--- Start ---
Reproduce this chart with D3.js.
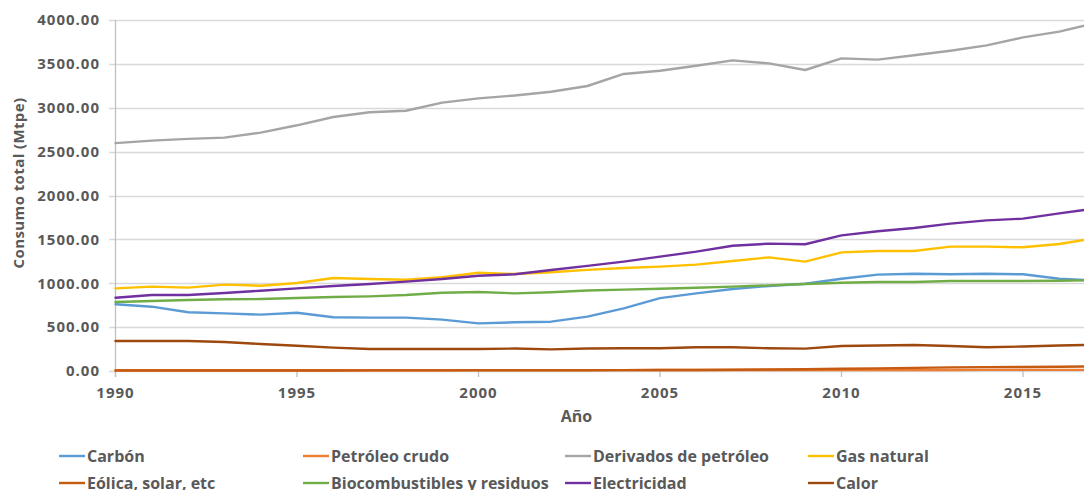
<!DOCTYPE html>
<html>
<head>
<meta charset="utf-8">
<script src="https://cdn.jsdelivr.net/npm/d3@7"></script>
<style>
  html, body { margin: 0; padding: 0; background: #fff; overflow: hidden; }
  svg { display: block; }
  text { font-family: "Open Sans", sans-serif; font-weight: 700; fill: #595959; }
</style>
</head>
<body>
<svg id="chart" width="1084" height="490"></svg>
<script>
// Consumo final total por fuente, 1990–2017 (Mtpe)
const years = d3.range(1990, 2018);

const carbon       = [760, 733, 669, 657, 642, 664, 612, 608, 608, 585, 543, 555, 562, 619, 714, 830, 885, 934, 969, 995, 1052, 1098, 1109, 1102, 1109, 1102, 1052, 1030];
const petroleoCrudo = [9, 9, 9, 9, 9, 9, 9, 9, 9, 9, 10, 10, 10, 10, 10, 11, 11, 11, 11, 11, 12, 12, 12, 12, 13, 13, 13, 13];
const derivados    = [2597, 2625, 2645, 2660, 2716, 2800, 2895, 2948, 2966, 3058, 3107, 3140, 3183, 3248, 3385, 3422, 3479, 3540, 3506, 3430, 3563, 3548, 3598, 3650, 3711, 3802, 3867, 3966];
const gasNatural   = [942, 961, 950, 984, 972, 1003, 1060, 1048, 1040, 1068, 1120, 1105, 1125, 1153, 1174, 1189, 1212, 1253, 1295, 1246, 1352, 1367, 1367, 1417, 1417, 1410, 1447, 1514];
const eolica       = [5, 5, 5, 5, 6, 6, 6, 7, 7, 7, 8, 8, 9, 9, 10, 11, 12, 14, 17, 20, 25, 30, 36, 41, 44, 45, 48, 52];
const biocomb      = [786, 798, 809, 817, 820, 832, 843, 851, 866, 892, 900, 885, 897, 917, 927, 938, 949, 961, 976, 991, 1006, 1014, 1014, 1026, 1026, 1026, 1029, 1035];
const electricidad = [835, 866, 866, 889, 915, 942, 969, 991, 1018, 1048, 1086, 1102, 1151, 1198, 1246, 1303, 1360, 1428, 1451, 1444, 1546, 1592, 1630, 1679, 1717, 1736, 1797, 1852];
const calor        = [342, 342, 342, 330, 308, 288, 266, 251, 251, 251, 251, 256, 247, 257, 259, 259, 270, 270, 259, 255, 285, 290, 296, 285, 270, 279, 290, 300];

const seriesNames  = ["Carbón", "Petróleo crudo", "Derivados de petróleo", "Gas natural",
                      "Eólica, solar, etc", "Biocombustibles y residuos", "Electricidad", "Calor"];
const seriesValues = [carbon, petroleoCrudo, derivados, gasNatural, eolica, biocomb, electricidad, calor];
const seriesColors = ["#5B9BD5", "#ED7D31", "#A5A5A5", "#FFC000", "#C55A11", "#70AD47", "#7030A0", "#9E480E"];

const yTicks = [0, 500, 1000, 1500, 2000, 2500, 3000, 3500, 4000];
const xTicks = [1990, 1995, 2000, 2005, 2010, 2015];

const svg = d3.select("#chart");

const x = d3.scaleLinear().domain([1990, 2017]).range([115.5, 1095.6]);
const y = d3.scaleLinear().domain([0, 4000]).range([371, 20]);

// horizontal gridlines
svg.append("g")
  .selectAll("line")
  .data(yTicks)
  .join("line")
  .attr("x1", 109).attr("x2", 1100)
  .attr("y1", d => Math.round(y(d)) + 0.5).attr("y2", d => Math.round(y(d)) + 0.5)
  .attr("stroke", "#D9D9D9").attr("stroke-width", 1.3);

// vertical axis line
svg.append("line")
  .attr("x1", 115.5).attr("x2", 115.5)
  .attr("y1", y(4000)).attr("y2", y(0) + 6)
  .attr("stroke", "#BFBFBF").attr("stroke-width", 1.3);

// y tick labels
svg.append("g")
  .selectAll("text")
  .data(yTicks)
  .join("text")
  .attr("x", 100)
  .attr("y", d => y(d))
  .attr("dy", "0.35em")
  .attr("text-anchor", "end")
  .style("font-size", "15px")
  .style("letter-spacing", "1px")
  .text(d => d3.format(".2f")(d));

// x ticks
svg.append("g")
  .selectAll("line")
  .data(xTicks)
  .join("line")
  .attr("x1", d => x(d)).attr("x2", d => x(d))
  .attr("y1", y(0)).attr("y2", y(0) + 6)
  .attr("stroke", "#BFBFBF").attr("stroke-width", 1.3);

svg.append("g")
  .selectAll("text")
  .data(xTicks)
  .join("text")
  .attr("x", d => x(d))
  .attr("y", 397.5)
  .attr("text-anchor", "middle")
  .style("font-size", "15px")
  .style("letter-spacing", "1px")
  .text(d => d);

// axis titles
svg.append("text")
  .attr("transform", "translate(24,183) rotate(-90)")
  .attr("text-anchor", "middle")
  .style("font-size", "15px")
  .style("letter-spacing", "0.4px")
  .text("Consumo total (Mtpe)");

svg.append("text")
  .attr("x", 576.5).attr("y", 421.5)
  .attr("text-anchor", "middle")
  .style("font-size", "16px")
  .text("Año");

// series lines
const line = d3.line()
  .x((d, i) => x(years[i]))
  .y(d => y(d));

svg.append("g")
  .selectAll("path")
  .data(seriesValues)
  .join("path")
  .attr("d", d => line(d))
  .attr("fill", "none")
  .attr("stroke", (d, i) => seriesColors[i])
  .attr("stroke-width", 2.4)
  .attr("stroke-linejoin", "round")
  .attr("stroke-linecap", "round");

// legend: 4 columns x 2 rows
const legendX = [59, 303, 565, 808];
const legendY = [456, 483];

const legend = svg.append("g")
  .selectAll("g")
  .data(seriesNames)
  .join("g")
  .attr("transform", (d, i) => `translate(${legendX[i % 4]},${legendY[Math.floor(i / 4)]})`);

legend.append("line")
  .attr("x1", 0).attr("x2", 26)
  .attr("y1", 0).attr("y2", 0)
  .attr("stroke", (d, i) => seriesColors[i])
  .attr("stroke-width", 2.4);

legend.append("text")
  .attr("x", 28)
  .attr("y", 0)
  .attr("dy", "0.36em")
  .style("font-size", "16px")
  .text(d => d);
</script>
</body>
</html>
--- End ---
● **Instructions to follow**
Leave out the pictures and give the listing above again exactly.

● **Result for this task**
Reproduce this chart with D3.js.
<!DOCTYPE html>
<html>
<head>
<meta charset="utf-8">
<script src="https://cdn.jsdelivr.net/npm/d3@7"></script>
<style>
  html, body { margin: 0; padding: 0; background: #fff; overflow: hidden; }
  svg { display: block; }
  text { font-family: "Open Sans", sans-serif; font-weight: 700; fill: #595959; }
</style>
</head>
<body>
<svg id="chart" width="1084" height="490"></svg>
<script>
// Consumo final total por fuente, 1990–2017 (Mtpe)
const years = d3.range(1990, 2018);

const carbon       = [760, 733, 669, 657, 642, 664, 612, 608, 608, 585, 543, 555, 562, 619, 714, 830, 885, 934, 969, 995, 1052, 1098, 1109, 1102, 1109, 1102, 1052, 1030];
const petroleoCrudo = [9, 9, 9, 9, 9, 9, 9, 9, 9, 9, 10, 10, 10, 10, 10, 11, 11, 11, 11, 11, 12, 12, 12, 12, 13, 13, 13, 13];
const derivados    = [2597, 2625, 2645, 2660, 2716, 2800, 2895, 2948, 2966, 3058, 3107, 3140, 3183, 3248, 3385, 3422, 3479, 3540, 3506, 3430, 3563, 3548, 3598, 3650, 3711, 3802, 3867, 3966];
const gasNatural   = [942, 961, 950, 984, 972, 1003, 1060, 1048, 1040, 1068, 1120, 1105, 1125, 1153, 1174, 1189, 1212, 1253, 1295, 1246, 1352, 1367, 1367, 1417, 1417, 1410, 1447, 1514];
const eolica       = [5, 5, 5, 5, 6, 6, 6, 7, 7, 7, 8, 8, 9, 9, 10, 11, 12, 14, 17, 20, 25, 30, 36, 41, 44, 45, 48, 52];
const biocomb      = [786, 798, 809, 817, 820, 832, 843, 851, 866, 892, 900, 885, 897, 917, 927, 938, 949, 961, 976, 991, 1006, 1014, 1014, 1026, 1026, 1026, 1029, 1035];
const electricidad = [835, 866, 866, 889, 915, 942, 969, 991, 1018, 1048, 1086, 1102, 1151, 1198, 1246, 1303, 1360, 1428, 1451, 1444, 1546, 1592, 1630, 1679, 1717, 1736, 1797, 1852];
const calor        = [342, 342, 342, 330, 308, 288, 266, 251, 251, 251, 251, 256, 247, 257, 259, 259, 270, 270, 259, 255, 285, 290, 296, 285, 270, 279, 290, 300];

const seriesNames  = ["Carbón", "Petróleo crudo", "Derivados de petróleo", "Gas natural",
                      "Eólica, solar, etc", "Biocombustibles y residuos", "Electricidad", "Calor"];
const seriesValues = [carbon, petroleoCrudo, derivados, gasNatural, eolica, biocomb, electricidad, calor];
const seriesColors = ["#5B9BD5", "#ED7D31", "#A5A5A5", "#FFC000", "#C55A11", "#70AD47", "#7030A0", "#9E480E"];

const yTicks = [0, 500, 1000, 1500, 2000, 2500, 3000, 3500, 4000];
const xTicks = [1990, 1995, 2000, 2005, 2010, 2015];

const svg = d3.select("#chart");

const x = d3.scaleLinear().domain([1990, 2017]).range([115.5, 1095.6]);
const y = d3.scaleLinear().domain([0, 4000]).range([371, 20]);

// horizontal gridlines
svg.append("g")
  .selectAll("line")
  .data(yTicks)
  .join("line")
  .attr("x1", 109).attr("x2", 1100)
  .attr("y1", d => Math.round(y(d)) + 0.5).attr("y2", d => Math.round(y(d)) + 0.5)
  .attr("stroke", "#D9D9D9").attr("stroke-width", 1.3);

// vertical axis line
svg.append("line")
  .attr("x1", 115.5).attr("x2", 115.5)
  .attr("y1", y(4000)).attr("y2", y(0) + 6)
  .attr("stroke", "#BFBFBF").attr("stroke-width", 1.3);

// y tick labels
svg.append("g")
  .selectAll("text")
  .data(yTicks)
  .join("text")
  .attr("x", 100)
  .attr("y", d => y(d))
  .attr("dy", "0.35em")
  .attr("text-anchor", "end")
  .style("font-size", "15px")
  .style("letter-spacing", "1px")
  .text(d => d3.format(".2f")(d));

// x ticks
svg.append("g")
  .selectAll("line")
  .data(xTicks)
  .join("line")
  .attr("x1", d => x(d)).attr("x2", d => x(d))
  .attr("y1", y(0)).attr("y2", y(0) + 6)
  .attr("stroke", "#BFBFBF").attr("stroke-width", 1.3);

svg.append("g")
  .selectAll("text")
  .data(xTicks)
  .join("text")
  .attr("x", d => x(d))
  .attr("y", 397.5)
  .attr("text-anchor", "middle")
  .style("font-size", "15px")
  .style("letter-spacing", "1px")
  .text(d => d);

// axis titles
svg.append("text")
  .attr("transform", "translate(24,183) rotate(-90)")
  .attr("text-anchor", "middle")
  .style("font-size", "15px")
  .style("letter-spacing", "0.4px")
  .text("Consumo total (Mtpe)");

svg.append("text")
  .attr("x", 576.5).attr("y", 421.5)
  .attr("text-anchor", "middle")
  .style("font-size", "16px")
  .text("Año");

// series lines
const line = d3.line()
  .x((d, i) => x(years[i]))
  .y(d => y(d));

svg.append("g")
  .selectAll("path")
  .data(seriesValues)
  .join("path")
  .attr("d", d => line(d))
  .attr("fill", "none")
  .attr("stroke", (d, i) => seriesColors[i])
  .attr("stroke-width", 2.4)
  .attr("stroke-linejoin", "round")
  .attr("stroke-linecap", "round");

// legend: 4 columns x 2 rows
const legendX = [59, 303, 565, 808];
const legendY = [456, 483];

const legend = svg.append("g")
  .selectAll("g")
  .data(seriesNames)
  .join("g")
  .attr("transform", (d, i) => `translate(${legendX[i % 4]},${legendY[Math.floor(i / 4)]})`);

legend.append("line")
  .attr("x1", 0).attr("x2", 26)
  .attr("y1", 0).attr("y2", 0)
  .attr("stroke", (d, i) => seriesColors[i])
  .attr("stroke-width", 2.4);

legend.append("text")
  .attr("x", 28)
  .attr("y", 0)
  .attr("dy", "0.36em")
  .style("font-size", "16px")
  .text(d => d);
</script>
</body>
</html>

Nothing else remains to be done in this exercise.